◆ Data provided:
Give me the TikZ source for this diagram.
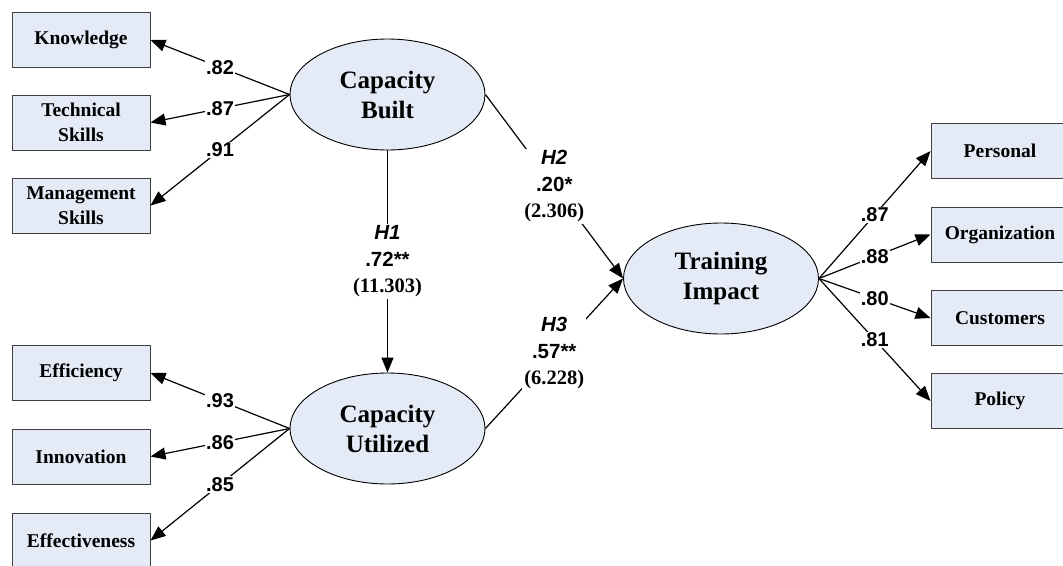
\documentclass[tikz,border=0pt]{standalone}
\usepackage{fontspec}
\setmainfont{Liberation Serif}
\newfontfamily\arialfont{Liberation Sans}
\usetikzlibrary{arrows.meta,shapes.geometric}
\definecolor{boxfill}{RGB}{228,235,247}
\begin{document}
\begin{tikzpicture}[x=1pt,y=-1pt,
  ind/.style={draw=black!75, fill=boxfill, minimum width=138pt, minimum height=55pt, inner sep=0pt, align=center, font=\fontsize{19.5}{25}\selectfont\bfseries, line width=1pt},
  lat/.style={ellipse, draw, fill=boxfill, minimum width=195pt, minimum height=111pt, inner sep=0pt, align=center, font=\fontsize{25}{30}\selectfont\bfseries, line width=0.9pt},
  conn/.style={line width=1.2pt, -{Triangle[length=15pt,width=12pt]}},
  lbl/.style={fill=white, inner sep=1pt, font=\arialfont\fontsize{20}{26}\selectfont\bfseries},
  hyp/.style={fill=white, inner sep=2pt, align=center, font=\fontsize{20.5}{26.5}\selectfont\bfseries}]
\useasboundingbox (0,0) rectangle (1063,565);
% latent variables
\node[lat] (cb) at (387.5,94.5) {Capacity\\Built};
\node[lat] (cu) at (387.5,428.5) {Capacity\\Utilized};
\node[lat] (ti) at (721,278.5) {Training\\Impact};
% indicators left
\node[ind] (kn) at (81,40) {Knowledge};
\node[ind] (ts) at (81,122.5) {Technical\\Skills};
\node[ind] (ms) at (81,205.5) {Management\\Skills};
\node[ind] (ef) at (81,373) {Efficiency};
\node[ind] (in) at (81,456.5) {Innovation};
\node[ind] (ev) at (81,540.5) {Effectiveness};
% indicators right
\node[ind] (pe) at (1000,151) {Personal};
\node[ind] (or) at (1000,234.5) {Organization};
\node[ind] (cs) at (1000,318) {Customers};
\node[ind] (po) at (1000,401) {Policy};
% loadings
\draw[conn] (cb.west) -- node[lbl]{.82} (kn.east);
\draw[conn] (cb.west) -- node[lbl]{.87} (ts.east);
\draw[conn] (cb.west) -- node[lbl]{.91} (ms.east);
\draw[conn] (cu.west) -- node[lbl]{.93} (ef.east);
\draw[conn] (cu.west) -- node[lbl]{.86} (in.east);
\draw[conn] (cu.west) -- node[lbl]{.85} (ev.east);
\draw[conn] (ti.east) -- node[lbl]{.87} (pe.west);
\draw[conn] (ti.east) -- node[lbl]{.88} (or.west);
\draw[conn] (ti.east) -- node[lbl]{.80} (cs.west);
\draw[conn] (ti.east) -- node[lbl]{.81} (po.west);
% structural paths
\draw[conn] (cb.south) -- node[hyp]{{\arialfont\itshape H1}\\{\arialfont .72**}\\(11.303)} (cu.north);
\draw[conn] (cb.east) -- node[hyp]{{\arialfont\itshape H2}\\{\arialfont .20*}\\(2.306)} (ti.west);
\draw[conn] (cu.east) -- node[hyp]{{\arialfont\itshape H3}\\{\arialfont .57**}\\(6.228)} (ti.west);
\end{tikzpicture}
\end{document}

◆ What to produce: Pictures are excluded; output everything else in the data verbatim.

◆ Worked solution:
Give me the TikZ source for this diagram.
\documentclass[tikz,border=0pt]{standalone}
\usepackage{fontspec}
\setmainfont{Liberation Serif}
\newfontfamily\arialfont{Liberation Sans}
\usetikzlibrary{arrows.meta,shapes.geometric}
\definecolor{boxfill}{RGB}{228,235,247}
\begin{document}
\begin{tikzpicture}[x=1pt,y=-1pt,
  ind/.style={draw=black!75, fill=boxfill, minimum width=138pt, minimum height=55pt, inner sep=0pt, align=center, font=\fontsize{19.5}{25}\selectfont\bfseries, line width=1pt},
  lat/.style={ellipse, draw, fill=boxfill, minimum width=195pt, minimum height=111pt, inner sep=0pt, align=center, font=\fontsize{25}{30}\selectfont\bfseries, line width=0.9pt},
  conn/.style={line width=1.2pt, -{Triangle[length=15pt,width=12pt]}},
  lbl/.style={fill=white, inner sep=1pt, font=\arialfont\fontsize{20}{26}\selectfont\bfseries},
  hyp/.style={fill=white, inner sep=2pt, align=center, font=\fontsize{20.5}{26.5}\selectfont\bfseries}]
\useasboundingbox (0,0) rectangle (1063,565);
% latent variables
\node[lat] (cb) at (387.5,94.5) {Capacity\\Built};
\node[lat] (cu) at (387.5,428.5) {Capacity\\Utilized};
\node[lat] (ti) at (721,278.5) {Training\\Impact};
% indicators left
\node[ind] (kn) at (81,40) {Knowledge};
\node[ind] (ts) at (81,122.5) {Technical\\Skills};
\node[ind] (ms) at (81,205.5) {Management\\Skills};
\node[ind] (ef) at (81,373) {Efficiency};
\node[ind] (in) at (81,456.5) {Innovation};
\node[ind] (ev) at (81,540.5) {Effectiveness};
% indicators right
\node[ind] (pe) at (1000,151) {Personal};
\node[ind] (or) at (1000,234.5) {Organization};
\node[ind] (cs) at (1000,318) {Customers};
\node[ind] (po) at (1000,401) {Policy};
% loadings
\draw[conn] (cb.west) -- node[lbl]{.82} (kn.east);
\draw[conn] (cb.west) -- node[lbl]{.87} (ts.east);
\draw[conn] (cb.west) -- node[lbl]{.91} (ms.east);
\draw[conn] (cu.west) -- node[lbl]{.93} (ef.east);
\draw[conn] (cu.west) -- node[lbl]{.86} (in.east);
\draw[conn] (cu.west) -- node[lbl]{.85} (ev.east);
\draw[conn] (ti.east) -- node[lbl]{.87} (pe.west);
\draw[conn] (ti.east) -- node[lbl]{.88} (or.west);
\draw[conn] (ti.east) -- node[lbl]{.80} (cs.west);
\draw[conn] (ti.east) -- node[lbl]{.81} (po.west);
% structural paths
\draw[conn] (cb.south) -- node[hyp]{{\arialfont\itshape H1}\\{\arialfont .72**}\\(11.303)} (cu.north);
\draw[conn] (cb.east) -- node[hyp]{{\arialfont\itshape H2}\\{\arialfont .20*}\\(2.306)} (ti.west);
\draw[conn] (cu.east) -- node[hyp]{{\arialfont\itshape H3}\\{\arialfont .57**}\\(6.228)} (ti.west);
\end{tikzpicture}
\end{document}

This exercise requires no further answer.